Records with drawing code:
══════════
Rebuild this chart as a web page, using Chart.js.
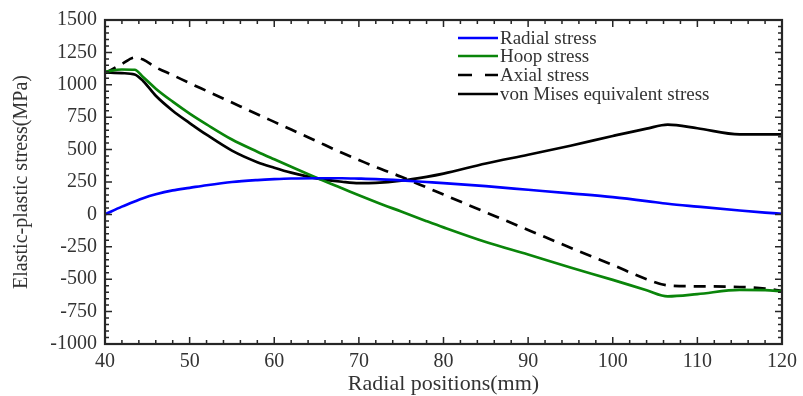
<!DOCTYPE html>
<html>
<head>
<meta charset="utf-8">
<script src="https://cdn.jsdelivr.net/npm/chart.js@4.4.1/dist/chart.umd.min.js"></script>
<style>
  body { margin: 0; background: #fff; }
  #wrap { width: 803px; height: 396px; }
</style>
</head>
<body>
<div id="wrap"><canvas id="myChart" width="803" height="396"></canvas></div>
<script>
/* global Chart */

// radial positions (mm)
const positions = [40, 42, 43.5, 44.5, 46, 48, 50, 52, 55, 58, 60, 62, 65, 68, 70, 72, 75, 78, 80, 85, 90, 95, 100, 104, 106.5, 110, 115, 118, 120];
// stress series (MPa)
const radialStress = [0, 60, 100, 125, 155, 185, 205, 225, 250, 265, 272, 277, 279, 279, 276, 272, 262, 250, 242, 218, 190, 162, 133, 103, 82, 60, 30, 14, 5];
const hoopStress = [1100, 1118, 1116, 1060, 970, 870, 778, 695, 578, 484, 425, 367, 282, 202, 148, 96, 22, -52, -100, -213, -310, -410, -505, -585, -632, -615, -582, -585, -592];
const axialStress = [1090, 1160, 1210, 1195, 1135, 1075, 1013, 953, 863, 773, 714, 655, 565, 475, 420, 365, 290, 208, 153, 16, -120, -257, -390, -500, -548, -555, -560, -572, -590];
const vonMises = [1095, 1090, 1080, 1030, 915, 800, 705, 615, 492, 403, 360, 322, 278, 252, 241, 243, 260, 290, 315, 393, 460, 530, 605, 662, 693, 665, 618, 618, 618];

// tick labels
const xTickValues = [40, 50, 60, 70, 80, 90, 100, 110, 120];
const yTickValues = [-1000, -750, -500, -250, 0, 250, 500, 750, 1000, 1250, 1500];

const serif = "'Liberation Serif', 'Times New Roman', serif";
const textColor = '#333';

function toPoints(ys) {
  return positions.map((x, i) => ({ x: x, y: ys[i] }));
}

// box with inward ticks on all four sides, like the original figure
const framePlugin = {
  id: 'frame',
  afterDatasetsDraw(chart) {
    const { ctx, chartArea: a, scales: { x, y } } = chart;
    ctx.save();
    ctx.strokeStyle = '#262626';
    ctx.lineWidth = 1.5;
    ctx.beginPath();
    for (let v = 40; v <= 120; v += 2) {
      const px = x.getPixelForValue(v);
      const len = v % 10 === 0 ? 7 : 4;
      ctx.moveTo(px, a.bottom); ctx.lineTo(px, a.bottom - len);
      ctx.moveTo(px, a.top); ctx.lineTo(px, a.top + len);
    }
    for (let v = -1000; v <= 1500; v += 50) {
      const py = y.getPixelForValue(v);
      const len = v % 250 === 0 ? 7 : 4;
      ctx.moveTo(a.left, py); ctx.lineTo(a.left + len, py);
      ctx.moveTo(a.right, py); ctx.lineTo(a.right - len, py);
    }
    ctx.stroke();
    ctx.lineWidth = 2.2;
    ctx.strokeRect(a.left, a.top, a.right - a.left, a.bottom - a.top);
    ctx.restore();
  }
};

// legend drawn inside the plot, top right
const legendPlugin = {
  id: 'insideLegend',
  afterDraw(chart) {
    const { ctx } = chart;
    const rows = [38, 56, 75, 94];
    ctx.save();
    ctx.font = '19px ' + serif;
    ctx.textBaseline = 'middle';
    chart.data.datasets.forEach((ds, i) => {
      const yy = rows[i];
      ctx.strokeStyle = ds.borderColor;
      ctx.lineWidth = 2.7;
      ctx.setLineDash(ds.borderDash && ds.borderDash.length ? [14, 13] : []);
      ctx.beginPath();
      ctx.moveTo(458, yy);
      ctx.lineTo(498, yy);
      ctx.stroke();
      ctx.setLineDash([]);
      ctx.fillStyle = textColor;
      ctx.fillText(ds.label, 500, yy + 1);
    });
    ctx.restore();
  }
};

const ctx = document.getElementById('myChart').getContext('2d');

const chart = new Chart(ctx, {
  type: 'line',
  data: {
    datasets: [{
      label: 'Radial stress',
      borderColor: '#0000ff',
      data: toPoints(radialStress),
    },
    {
      label: 'Hoop stress',
      borderColor: '#0a850a',
      data: toPoints(hoopStress),
    },
    {
      label: 'Axial stress',
      borderColor: '#000000',
      borderDash: [12, 8],
      data: toPoints(axialStress),
    },
    {
      label: 'von Mises equivalent stress',
      borderColor: '#000000',
      data: toPoints(vonMises),
    }]
  },
  options: {
    responsive: false,
    animation: false,
    layout: { padding: { top: 18, right: 19, bottom: 0, left: 0 } },
    elements: {
      point: { radius: 0 },
      line: { borderWidth: 2.7, cubicInterpolationMode: 'monotone', fill: false }
    },
    plugins: {
      legend: { display: false },
      tooltip: { enabled: false }
    },
    scales: {
      x: {
        type: 'linear',
        min: 40,
        max: 120,
        afterBuildTicks: s => { s.ticks = xTickValues.map(v => ({ value: v })); },
        afterFit: s => { s.height = 52; },
        grid: { display: false, drawTicks: false },
        border: { display: false },
        ticks: { padding: 6, color: textColor, maxRotation: 0, font: { family: serif, size: 20 }, callback: v => String(v) },
        title: {
          display: true,
          text: 'Radial positions(mm)',
          color: textColor,
          font: { family: serif, size: 22, lineHeight: 1 },
          padding: { top: 0, bottom: 1 }
        }
      },
      y: {
        min: -1000,
        max: 1500,
        afterBuildTicks: s => { s.ticks = yTickValues.map(v => ({ value: v })); },
        afterFit: s => { s.width = 105; },
        grid: { display: false, drawTicks: false },
        border: { display: false },
        ticks: { padding: 8, color: textColor, font: { family: serif, size: 20 }, callback: v => String(v) },
        title: {
          display: true,
          text: 'Elastic-plastic stress(MPa)',
          color: textColor,
          font: { family: serif, size: 20 },
          padding: { top: 10, bottom: 0 }
        }
      }
    }
  },
  plugins: [framePlugin, legendPlugin]
});
console.log(chart);
</script>
</body>
</html>
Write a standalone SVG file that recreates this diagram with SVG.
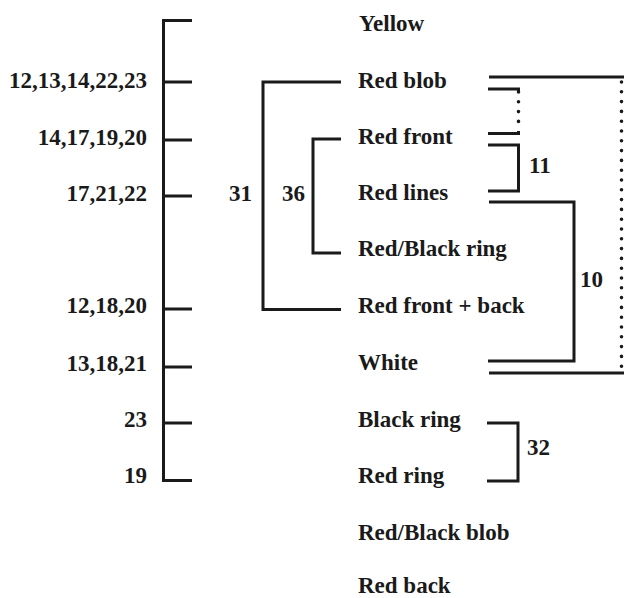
<svg xmlns="http://www.w3.org/2000/svg" width="624" height="598" viewBox="0 0 624 598">
<style>
text{font-family:"Liberation Serif","Times New Roman",serif;font-weight:bold;font-size:23px;fill:#1a1a1a}
.num{text-anchor:end}
.ln{fill:none;stroke:#1a1a1a;stroke-width:3;stroke-linecap:butt;stroke-linejoin:miter}
.dot{fill:none;stroke:#1a1a1a;stroke-width:3.6;stroke-linecap:round;stroke-dasharray:0 9.8}
</style>
<rect width="624" height="598" fill="#fff"/>
<g id="sites">
<text class="num" x="147" y="88">12,13,14,22,23</text>
<text class="num" x="147" y="145">14,17,19,20</text>
<text class="num" x="147" y="201">17,21,22</text>
<text class="num" x="147" y="313">12,18,20</text>
<text class="num" x="147" y="371">13,18,21</text>
<text class="num" x="147" y="427">23</text>
<text class="num" x="147" y="483">19</text>
</g>
<g id="labels">
<text x="252" y="201" text-anchor="end">31</text>
<text x="305" y="201" text-anchor="end">36</text>
<text x="529" y="173">11</text>
<text x="580" y="287">10</text>
<text x="527" y="455">32</text>
</g>
<g id="node-yellow"><text x="359" y="31">Yellow</text></g>
<g id="node-red-blob"><text x="358" y="88">Red blob</text></g>
<g id="node-red-front"><text x="358" y="144">Red front</text></g>
<g id="node-red-lines"><text x="358" y="200">Red lines</text></g>
<g id="node-red-black-ring"><text x="358" y="256">Red/Black ring</text></g>
<g id="node-red-front-back"><text x="358" y="313">Red front + back</text></g>
<g id="node-white"><text x="358" y="370">White</text></g>
<g id="node-black-ring"><text x="358" y="427">Black ring</text></g>
<g id="node-red-ring"><text x="358" y="483">Red ring</text></g>
<g id="node-red-black-blob"><text x="358" y="540">Red/Black blob</text></g>
<g id="node-red-back"><text x="358" y="593">Red back</text></g>
<g id="connectors">
<path class="ln" d="M192 20.5H163.5V480.5H192"/>
<path class="ln" d="M163.5 82H192M163.5 140H192M163.5 196H192M163.5 309H192M163.5 367H192M163.5 423H192"/>
<path class="ln" d="M341 82H263V309.5H341"/>
<path class="ln" d="M341 139H313V253H341"/>
<path class="ln" d="M489 77H624"/>
<path class="ln" d="M489 373H624"/>
<path class="dot" d="M621.5 82V370"/>
<path class="ln" d="M488 89H518.5V91"/>
<path class="ln" d="M488 133.5H518.5V131"/>
<path class="dot" d="M518.5 92V131"/>
<path class="ln" d="M488 145H518.5V191H488"/>
<path class="ln" d="M489 202H574V361H488"/>
<path class="ln" d="M487 423H518V481H487"/>
</g>
</svg>
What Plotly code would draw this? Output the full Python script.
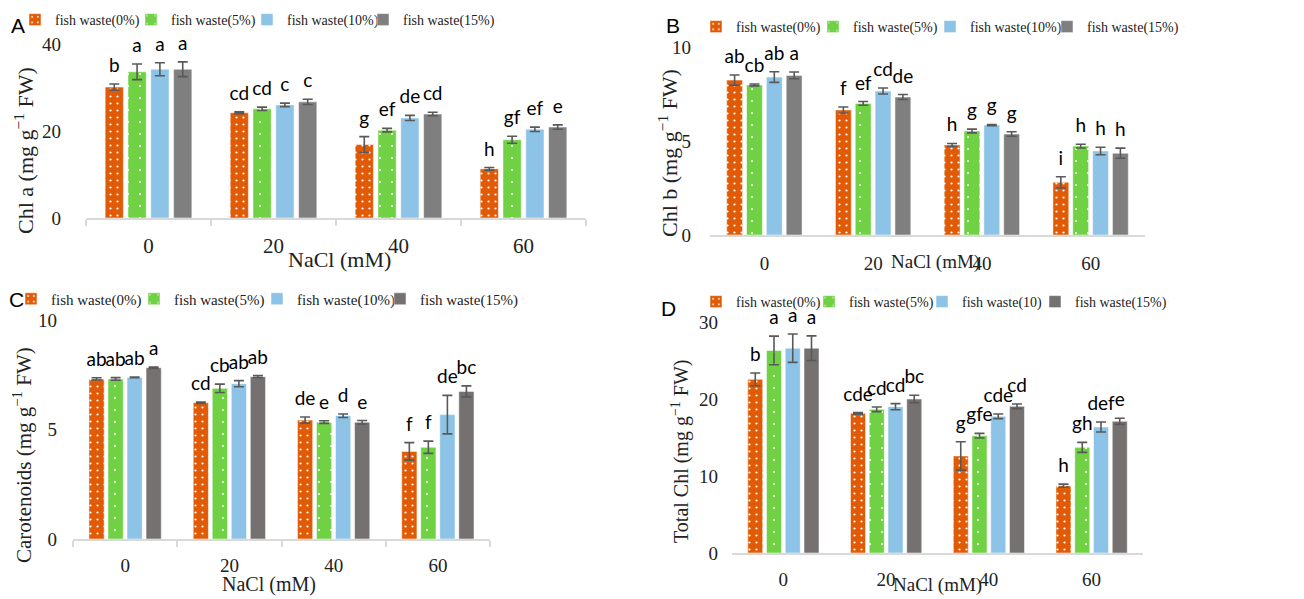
import plotly.graph_objects as go

nacl = ["0", "20", "40", "60"]
series_names = ["fish waste(0%)", "fish waste(5%)", "fish waste(10%)", "fish waste(15%)"]
series_names_d = ["fish waste(0%)", "fish waste(5%)", "fish waste(10)", "fish waste(15%)"]

# Panel A: Chl a
chla_vals = [[30.1, 24.2, 16.9, 11.3],
             [33.6, 25.1, 20.2, 18.0],
             [34.2, 26.0, 23.0, 20.4],
             [34.2, 26.7, 23.9, 20.9]]
chla_err = [[0.7, 0.2, 1.8, 0.3],
            [1.8, 0.4, 0.4, 0.8],
            [1.5, 0.4, 0.6, 0.5],
            [1.7, 0.6, 0.4, 0.5]]
chla_letters = [["b", "cd", "g", "h"],
                ["a", "cd", "ef", "gf"],
                ["a", "c", "de", "ef"],
                ["a", "c", "cd", "e"]]

# Panel B: Chl b
chlb_vals = [[8.24, 6.65, 4.79, 2.80],
             [7.98, 7.00, 5.53, 4.73],
             [8.40, 7.66, 5.85, 4.47],
             [8.49, 7.34, 5.37, 4.35]]
chlb_err = [[0.27, 0.16, 0.08, 0.30],
            [0.05, 0.10, 0.10, 0.10],
            [0.28, 0.16, 0.03, 0.20],
            [0.18, 0.13, 0.12, 0.27]]
chlb_letters = [["ab", "f", "h", "i"],
                ["cb", "ef", "g", "h"],
                ["ab", "cd", "g", "h"],
                ["a", "de", "g", "h"]]

# Panel C: Carotenoids
car_vals = [[7.31, 6.22, 5.43, 4.00],
            [7.31, 6.88, 5.34, 4.19],
            [7.38, 7.09, 5.63, 5.68],
            [7.82, 7.41, 5.33, 6.74]]
car_err = [[0.05, 0.03, 0.14, 0.40],
           [0.06, 0.19, 0.06, 0.28],
           [0.02, 0.14, 0.08, 0.88],
           [0.03, 0.05, 0.08, 0.25]]
car_letters = [["ab", "cd", "de", "f"],
               ["ab", "cb", "e", "f"],
               ["ab", "ab", "d", "de"],
               ["a", "ab", "e", "bc"]]

# Panel D: Total Chl
tot_vals = [[22.55, 18.14, 12.60, 8.74],
            [26.30, 18.66, 15.24, 13.72],
            [26.60, 19.00, 17.75, 16.36],
            [26.60, 20.00, 19.05, 17.10]]
tot_err = [[0.82, 0.10, 1.84, 0.20],
           [1.86, 0.30, 0.30, 0.65],
           [1.84, 0.40, 0.30, 0.65],
           [1.60, 0.48, 0.30, 0.40]]
tot_letters = [["b", "cde", "g", "h"],
               ["a", "cd", "gfe", "gh"],
               ["a", "cd", "cde", "def"],
               ["a", "bc", "cd", "e"]]

# page body has an 8px margin: figure spans screen px 8..1304 x 8..599
OFF = 8
W, H = 1304 - OFF, 599 - OFF
ORANGE = "#E15B06"
GREEN = "#6FD143"
BLUE = "#8DC3E6"
GRAY_AB = "#7F7F7F"
GRAY_CD = "#767171"
ERR = "#595959"
AXIS = "#D9D9D9"
SERIF = "Liberation Serif"
LETTER_FONT = "Lato"


def px_x(p):
    return (p - OFF) / W


def px_y(p):
    return 1 - (p - OFF) / H


panels = [
    dict(vals=chla_vals, err=chla_err, letters=chla_letters, names=series_names,
         gray=GRAY_AB, ax="", x0=86, x1=586, y0=218, ytop=44, yrange=[0, 40], dtick=20,
         ticks=True, legend="legend", ystand=24, xstand=8, xfont=21),
    dict(vals=chlb_vals, err=chlb_err, letters=chlb_letters, names=series_names,
         gray=GRAY_AB, ax="2", x0=710, x1=1145, y0=235, ytop=47, yrange=[0, 10], dtick=5,
         ticks=False, legend="legend2", ystand=18, xstand=10, xfont=19),
    dict(vals=car_vals, err=car_err, letters=car_letters, names=series_names,
         gray=GRAY_CD, ax="3", x0=73, x1=490, y0=539, ytop=320, yrange=[0, 10], dtick=5,
         ticks=True, legend="legend3", ystand=15, xstand=8, xfont=19),
    dict(vals=tot_vals, err=tot_err, letters=tot_letters, names=series_names_d,
         gray=GRAY_CD, ax="4", x0=732, x1=1143, y0=553, ytop=322, yrange=[0, 30], dtick=10,
         ticks=False, legend="legend4", ystand=13, xstand=8, xfont=19),
]

fig = go.Figure()
layout_axes = {}

for p in panels:
    colors = [ORANGE, GREEN, BLUE, p["gray"]]
    patterns = [dict(shape=".", size=7, solidity=0.08, fgcolor="white", bgcolor=ORANGE, fillmode="replace"),
                dict(shape=".", size=12, solidity=0.025, fgcolor="white", bgcolor=GREEN, fillmode="replace"),
                None, None]
    xa = "x" + p["ax"]
    ya = "y" + p["ax"]
    for i in range(4):
        marker = dict(color=colors[i], line=dict(width=1, color="rgba(255,255,255,0.5)"))
        if patterns[i] is not None:
            marker["pattern"] = patterns[i]
        fig.add_trace(go.Bar(
            x=nacl, y=p["vals"][i], name=p["names"][i], marker=marker,
            error_y=dict(type="data", array=p["err"][i], color=ERR, thickness=1.6, width=5),
            offsetgroup=str(i), xaxis=xa, yaxis=ya, legend=p["legend"],
            hoverinfo="skip",
        ))
    for i in range(4):
        fig.add_trace(go.Scatter(
            x=nacl, y=[v + e for v, e in zip(p["vals"][i], p["err"][i])],
            text=p["letters"][i], mode="markers+text", textposition="top center",
            marker=dict(size=10, color="rgba(0,0,0,0)"),
            textfont=dict(family=LETTER_FONT, size=19, color="black"),
            offsetgroup=str(i), xaxis=xa, yaxis=ya, showlegend=False,
            cliponaxis=False, hoverinfo="skip",
        ))
    # invisible spacer entry so the last legend label is not clipped
    fig.add_trace(go.Scatter(
        x=nacl[:1], y=[0], mode="markers", name=" ",
        marker=dict(size=1, opacity=0), offsetgroup="3",
        xaxis=xa, yaxis=ya, legend=p["legend"], showlegend=True, hoverinfo="skip",
    ))

    xkey = "xaxis" + p["ax"]
    ykey = "yaxis" + p["ax"]
    layout_axes[xkey] = dict(
        domain=[px_x(p["x0"]), px_x(p["x1"])], anchor=ya,
        type="category", showline=True, linecolor=AXIS, linewidth=2,
        ticks="outside" if p["ticks"] else "", tickson="boundaries",
        ticklen=6, tickwidth=2, tickcolor=AXIS,
        ticklabelstandoff=p["xstand"],
        tickfont=dict(family=SERIF, size=p["xfont"], color="#222"),
        showgrid=False, zeroline=False, fixedrange=True, automargin=False,
    )
    layout_axes[ykey] = dict(
        domain=[px_y(p["y0"]), px_y(p["ytop"])], anchor=xa,
        range=p["yrange"], dtick=p["dtick"], showline=False, showgrid=False,
        zeroline=False, ticks="", ticklabelstandoff=p["ystand"],
        tickfont=dict(family=SERIF, size=19, color="#222"), fixedrange=True,
        automargin=False,
    )

legend_common = dict(orientation="h", yanchor="middle", xanchor="left",
                     bgcolor="rgba(0,0,0,0)", borderwidth=0, tracegroupgap=0,
                     itemclick=False, itemdoubleclick=False)

fig.update_layout(
    width=W, height=H,
    margin=dict(l=0, r=0, t=0, b=0, autoexpand=False),
    paper_bgcolor="white", plot_bgcolor="white",
    barmode="group", bargap=0.27, bargroupgap=0.2,
    scattermode="group", scattergap=0.27,
    font=dict(family=SERIF, color="#222"),
    legend=dict(x=px_x(15), y=px_y(20), entrywidth=71,
                font=dict(family=SERIF, size=14, color="#222"), **legend_common),
    legend2=dict(x=px_x(696), y=px_y(27), entrywidth=72,
                 font=dict(family=SERIF, size=14, color="#222"), **legend_common),
    legend3=dict(x=px_x(11), y=px_y(299), entrywidth=78,
                 font=dict(family=SERIF, size=15, color="#222"), **legend_common),
    legend4=dict(x=px_x(696), y=px_y(302), entrywidth=68,
                 font=dict(family=SERIF, size=14, color="#222"), **legend_common),
    **layout_axes,
)

# Axis titles, panel labels
ytitles = [("Chl a (mg g<sup>−1</sup> FW)", 24, 151, 22),
           ("Chl b (mg g<sup>−1</sup> FW)", 668, 153, 22),
           ("Carotenoids (mg g<sup>−1</sup> FW)", 22, 455, 21),
           ("Total Chl (mg g<sup>−1</sup> FW)", 680, 451, 20)]
for txt, x, y, fs in ytitles:
    fig.add_annotation(text=txt, x=px_x(x), y=px_y(y), xref="paper", yref="paper",
                       textangle=-90, showarrow=False, xanchor="center", yanchor="middle",
                       font=dict(family=SERIF, size=fs, color="#222"))

xtitles = [(339, 260, 22), (935, 262, 19), (269, 584, 20), (937, 585, 19)]
for x, y, fs in xtitles:
    fig.add_annotation(text="NaCl (mM)", x=px_x(x), y=px_y(y), xref="paper", yref="paper",
                       showarrow=False, xanchor="center", yanchor="middle",
                       font=dict(family=SERIF, size=fs, color="#222"))

labels = [("A", 18, 26), ("B", 673, 25), ("C", 16, 299), ("D", 668, 308)]
for t, x, y in labels:
    fig.add_annotation(text=t, x=px_x(x), y=px_y(y), xref="paper", yref="paper",
                       showarrow=False, xanchor="center", yanchor="middle",
                       font=dict(family="Liberation Sans", size=21, color="black"))

fig.write_html("out.html")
══════════
# Your task:
Without the pictures, repeat the entries above line by line, from the first through the one that contains "global Chart */", both ends included.

# Solution to the exercise:
Rebuild this chart as a web page, using Chart.js.
<!DOCTYPE html>
<html>
<head>
<meta charset="utf-8">
<script src="https://cdn.jsdelivr.net/npm/chart.js@4.4.1/dist/chart.umd.min.js"></script>
<style>
  body { margin: 0; background: #fff; }
  #wrap { width: 803px; height: 396px; }
</style>
</head>
<body>
<div id="wrap"><canvas id="myChart" width="803" height="396"></canvas></div>
<script>
/* global Chart */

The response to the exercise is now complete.